XVI – Quem me dera que a minha vida fosse um carro de bois
Quem me dera
que a minha vida fosse um carro de bois
Que vem a
chiar, manhaninha cedo, pela estrada,
E que para
de onde veio volta depois
Quase à
noitinha pela mesma estrada.
Eu não tinha
que ter esperanças — tinha só que ter rodas...
A minha
velhice não tinha rugas nem cabelo branco...
Quando eu já
não servia, tiravam-me as rodas
E eu ficava
virado e partido no fundo de um barranco.
Ou então
faziam de mim qualquer coisa diferente
E eu não
sabia nada do que de mim faziam...
Mas eu não
sou um carro, sou diferente
Mas em que
sou realmente diferente nunca me diriam.
Depois as
ervas vinham a crescer e encobriam-me todo…
Passavam as
árvores… e eu já nem era visto…
Comia-me a
terra… e eu que era ferro e madeira voltava ao seu lado
Ia direito
ao coração da terra como a alma p’ra Cristo.
No início deste poema, o sujeito
poético fala-nos sobre a existência rotineira dos carros de bois - passam todos
os dias pela mesma estrada, à mesma hora, e voltam sempre para de onde vieram -
dizendo que gostava de ter uma vida assim, com rotinas específicas, porque
estas trazem consigo um sentimento de paz, tranquilidade, estabilidade.
Diz-nos também que, como estes
objetos já cumprem o propósito que lhes foi designado, não precisaria de se
preocupar com os seus sonhos e esperanças, pois saberia qual o seu lugar no
mundo. Quando já não pudesse servir esse propósito seria dispensado, não teria
de envelhecer com angústia e poderia desaparecer do mundo sem dor.

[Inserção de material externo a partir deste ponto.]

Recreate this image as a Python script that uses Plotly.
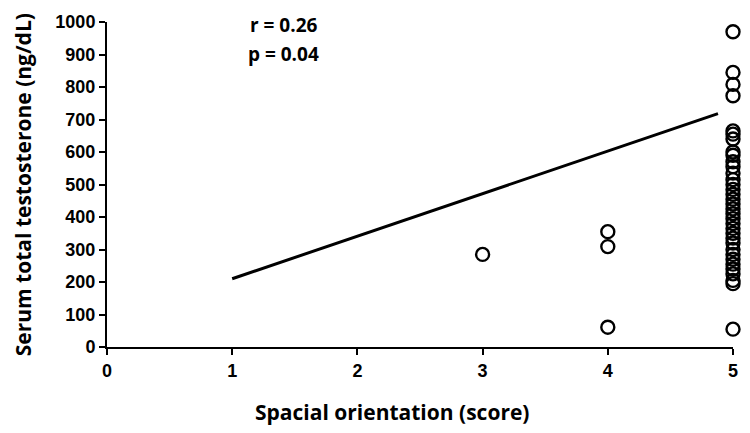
import plotly.graph_objects as go

# Data
x3 = [3]
y3 = [285]
x4 = [4, 4, 4]
y4 = [355, 309, 61]
y5 = [970, 845, 808, 773, 665, 655, 640, 600, 590, 570, 555, 535, 515, 500,
      485, 470, 455, 440, 425, 410, 395, 380, 365, 350, 335, 320, 300, 285,
      270, 255, 240, 225, 205, 195, 55]
x5 = [5] * len(y5)

scatter_x = x3 + x4 + x5
scatter_y = y3 + y4 + y5

fit_x = [1, 4.88]
fit_y = [210, 718]

x_ticks = [0, 1, 2, 3, 4, 5]
y_ticks = [0, 100, 200, 300, 400, 500, 600, 700, 800, 900, 1000]

fig = go.Figure()
fig.add_trace(go.Scatter(
    x=fit_x, y=fit_y, mode="lines",
    line=dict(color="black", width=3),
    showlegend=False, hoverinfo="skip",
))
fig.add_trace(go.Scatter(
    x=scatter_x, y=scatter_y, mode="markers",
    marker=dict(symbol="circle-open", size=13, color="black",
                line=dict(width=2.4, color="black")),
    cliponaxis=False, showlegend=False,
))

tickfont = dict(family="Liberation Sans, Arial, sans-serif", size=18,
                color="black")

fig.update_layout(
    width=750, height=433,
    margin=dict(l=107, r=17, t=18, b=86),
    paper_bgcolor="white", plot_bgcolor="white",
    xaxis=dict(
        range=[0, 5], tickvals=x_ticks,
        ticktext=["<b>%d</b>" % v for v in x_ticks],
        showgrid=False, zeroline=False, showline=True,
        linecolor="black", linewidth=2,
        ticks="outside", ticklen=6, tickwidth=2, tickcolor="black",
        tickfont=tickfont,
    ),
    yaxis=dict(
        range=[0, 1000], tickvals=y_ticks,
        ticktext=["<b>%d</b>" % v for v in y_ticks],
        showgrid=False, zeroline=False, showline=True,
        linecolor="black", linewidth=2,
        ticks="outside", ticklen=6, tickwidth=2, tickcolor="black",
        tickfont=tickfont,
    ),
    annotations=[
        dict(text="<b>Spacial orientation (score)</b>", x=0.455, y=-0.2,
             xref="paper", yref="paper", xanchor="center", yanchor="middle",
             showarrow=False,
             font=dict(family="Open Sans, sans-serif", size=21, color="black")),
        dict(text="<b>Serum total testosterone (ng/dL)</b>", x=-0.134,
             y=0.498, xref="paper", yref="paper", xanchor="center",
             yanchor="middle", textangle=-90, showarrow=False,
             font=dict(family="Open Sans, sans-serif", size=21, color="black")),
        dict(text="<b>r = 0.26</b>", x=0.226, y=0.99, xref="paper",
             yref="paper", xanchor="left", yanchor="middle", showarrow=False,
             font=dict(family="Open Sans, sans-serif", size=19, color="black")),
        dict(text="<b>p = 0.04</b>", x=0.222, y=0.9, xref="paper",
             yref="paper", xanchor="left", yanchor="middle", showarrow=False,
             font=dict(family="Open Sans, sans-serif", size=19, color="black")),
    ],
)

fig.write_html("out.html")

No entanto, ao lermos os versos “Mas
eu não sou um carro, sou diferente/Mas em que sou realmente diferente nunca me
diriam”, apercebemo-nos de que se calhar a vida do poeta não é assim tão
distinta da dos carros de bois que ele descreveu. As características que marcam
a existência deste objeto (cumprir uma rotina, viver sem pensar, aceitar a
ordem natural das coisas, render-se ao destino, envelhecer sem angústia) são,
afinal, as mesmas que distinguem o sujeito poético dos restantes.
Assim, o objetivismo e o
sensacionismo que seria de esperar do poeta tornam o poema numa negação de si
mesmo pois, ao imaginar a sua vida como sendo algo diferente, ele contradiz os
seus ideais e separa-se da natureza. Isto é, até à última estrofe, a qual vai
servir como elemento de consolidação de tudo o que foi dito e feito
anteriormente.
No final há uma aceitação, o sujeito
poético volta a sofrer uma fusão de si mesmo com a natureza e tudo à sua volta.
Despersonificando-se, ele volta a fazer parte do seu mundo.